Países como Tailândia e China já usavam mecanismos para driblar a dificuldade, conseguindo usar endereços completos no alfabeto local. O primeiro site a adotar oficialmente o endereço em Árabe foi o do Ministério das Comunicações do Egito, e, ironicamente, o primeiro domínio registrado com alfabeto Árabe naquele país foi do então presidente Mohamed Mubarak (مبارك.مصر), o mesmo, que anos depois, durante a Revolução Egípcia de 2011 mandaria derrubar a internet no país para abafar o poder de articulação dos manifestantes, que utilizaram as mídias sociais para articular os protestos que resultaram em sua renúncia.

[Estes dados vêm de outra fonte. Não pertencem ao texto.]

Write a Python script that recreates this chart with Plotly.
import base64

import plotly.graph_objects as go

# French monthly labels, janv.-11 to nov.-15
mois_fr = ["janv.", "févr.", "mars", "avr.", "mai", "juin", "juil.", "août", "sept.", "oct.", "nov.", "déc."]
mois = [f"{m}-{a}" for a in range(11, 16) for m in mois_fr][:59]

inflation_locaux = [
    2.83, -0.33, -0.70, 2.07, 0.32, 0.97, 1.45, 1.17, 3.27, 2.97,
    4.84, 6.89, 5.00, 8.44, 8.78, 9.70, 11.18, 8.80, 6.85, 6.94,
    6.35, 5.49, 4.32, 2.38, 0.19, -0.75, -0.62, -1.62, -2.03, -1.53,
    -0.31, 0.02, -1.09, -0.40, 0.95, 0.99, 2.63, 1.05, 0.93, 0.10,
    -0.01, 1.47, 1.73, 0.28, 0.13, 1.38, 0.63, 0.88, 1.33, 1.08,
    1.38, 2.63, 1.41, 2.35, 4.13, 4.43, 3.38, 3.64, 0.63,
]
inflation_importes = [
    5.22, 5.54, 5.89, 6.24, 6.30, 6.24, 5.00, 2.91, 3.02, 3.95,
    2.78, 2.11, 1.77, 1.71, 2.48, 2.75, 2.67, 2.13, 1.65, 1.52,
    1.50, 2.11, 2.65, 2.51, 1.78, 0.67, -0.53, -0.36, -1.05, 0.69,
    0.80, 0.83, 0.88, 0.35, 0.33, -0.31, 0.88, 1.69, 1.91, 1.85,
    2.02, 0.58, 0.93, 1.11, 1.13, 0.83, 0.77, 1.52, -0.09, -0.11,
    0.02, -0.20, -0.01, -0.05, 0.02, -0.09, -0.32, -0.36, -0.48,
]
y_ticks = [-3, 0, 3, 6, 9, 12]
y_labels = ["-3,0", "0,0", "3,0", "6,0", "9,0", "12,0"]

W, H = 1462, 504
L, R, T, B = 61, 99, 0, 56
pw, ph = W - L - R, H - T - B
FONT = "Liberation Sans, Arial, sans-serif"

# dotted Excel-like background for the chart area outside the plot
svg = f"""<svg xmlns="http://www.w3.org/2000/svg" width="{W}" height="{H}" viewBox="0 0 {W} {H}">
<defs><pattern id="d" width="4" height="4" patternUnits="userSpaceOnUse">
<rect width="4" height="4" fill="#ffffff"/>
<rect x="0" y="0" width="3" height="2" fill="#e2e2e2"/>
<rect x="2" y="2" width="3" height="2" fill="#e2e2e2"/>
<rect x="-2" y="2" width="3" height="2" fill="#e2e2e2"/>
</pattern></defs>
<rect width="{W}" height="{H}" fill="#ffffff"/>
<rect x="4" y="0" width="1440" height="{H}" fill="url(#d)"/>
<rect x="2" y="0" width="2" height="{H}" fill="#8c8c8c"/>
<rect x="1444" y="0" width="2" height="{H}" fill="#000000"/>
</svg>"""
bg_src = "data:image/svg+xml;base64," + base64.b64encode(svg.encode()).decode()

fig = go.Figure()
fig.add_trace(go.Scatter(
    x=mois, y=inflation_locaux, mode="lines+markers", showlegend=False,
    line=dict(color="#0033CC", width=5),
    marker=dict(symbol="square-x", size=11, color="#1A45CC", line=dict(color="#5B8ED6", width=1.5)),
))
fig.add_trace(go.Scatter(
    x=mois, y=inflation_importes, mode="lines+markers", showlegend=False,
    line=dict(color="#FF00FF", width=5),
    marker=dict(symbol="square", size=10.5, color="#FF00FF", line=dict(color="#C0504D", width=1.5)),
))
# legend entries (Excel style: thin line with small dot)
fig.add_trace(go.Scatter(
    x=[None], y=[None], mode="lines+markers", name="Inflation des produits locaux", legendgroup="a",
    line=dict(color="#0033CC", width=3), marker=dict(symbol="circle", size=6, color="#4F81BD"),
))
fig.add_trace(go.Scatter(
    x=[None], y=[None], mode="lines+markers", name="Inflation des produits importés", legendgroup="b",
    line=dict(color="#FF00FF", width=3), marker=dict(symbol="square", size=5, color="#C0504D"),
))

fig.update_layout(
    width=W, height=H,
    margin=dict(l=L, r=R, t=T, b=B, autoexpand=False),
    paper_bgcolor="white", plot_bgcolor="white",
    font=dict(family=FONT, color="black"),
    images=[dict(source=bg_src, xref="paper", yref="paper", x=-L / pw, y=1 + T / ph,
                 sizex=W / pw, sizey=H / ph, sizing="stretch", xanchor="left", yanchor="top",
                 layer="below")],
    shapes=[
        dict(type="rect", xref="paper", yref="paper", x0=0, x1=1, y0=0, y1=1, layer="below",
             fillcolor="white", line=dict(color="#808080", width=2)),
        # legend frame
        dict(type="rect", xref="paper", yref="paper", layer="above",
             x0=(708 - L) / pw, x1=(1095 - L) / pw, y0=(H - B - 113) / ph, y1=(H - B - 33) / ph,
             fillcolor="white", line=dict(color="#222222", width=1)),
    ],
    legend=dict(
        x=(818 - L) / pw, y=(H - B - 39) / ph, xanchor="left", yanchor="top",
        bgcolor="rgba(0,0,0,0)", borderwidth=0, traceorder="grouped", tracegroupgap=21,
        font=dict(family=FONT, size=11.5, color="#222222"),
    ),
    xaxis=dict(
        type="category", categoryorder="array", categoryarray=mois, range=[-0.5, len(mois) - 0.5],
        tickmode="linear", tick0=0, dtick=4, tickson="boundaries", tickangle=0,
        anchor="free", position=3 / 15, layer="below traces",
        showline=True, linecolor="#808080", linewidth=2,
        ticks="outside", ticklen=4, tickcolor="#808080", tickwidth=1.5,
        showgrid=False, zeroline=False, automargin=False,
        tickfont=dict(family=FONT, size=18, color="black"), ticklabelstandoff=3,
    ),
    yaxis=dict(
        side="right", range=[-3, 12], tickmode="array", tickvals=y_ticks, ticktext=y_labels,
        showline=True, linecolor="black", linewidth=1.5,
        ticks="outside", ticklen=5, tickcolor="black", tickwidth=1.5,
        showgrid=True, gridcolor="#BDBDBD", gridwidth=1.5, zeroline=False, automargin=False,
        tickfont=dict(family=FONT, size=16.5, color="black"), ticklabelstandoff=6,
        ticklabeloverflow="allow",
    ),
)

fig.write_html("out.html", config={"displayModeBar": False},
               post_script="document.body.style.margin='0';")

No capítulo dedicado à “Comunicação e conteúdo cultural” do Relatório de 2013 da UNESCO, o documento alerta para o fato de que, mesmo com a ampla digitalização da imprensa, cinema, literatura e televisão deve-se considerar até que ponto essas expressões traduzem a realidade e a dinâmica da Diversidade Cultural no mundo.
O abismo digital entre aqueles que ainda não possuem acesso a rede mundial de computadores continua a limitar as oportunidades de um verdadeiro intercâmbio cultural.
A Internet tem potencial para fortalecer a democracia através da promoção da identidade e interesses de minorias. Este potencial pode superar o desequilíbrio de poder político e econômico entre o local e o global, e transpor as fronteiras entre os diferentes grupos da sociedade.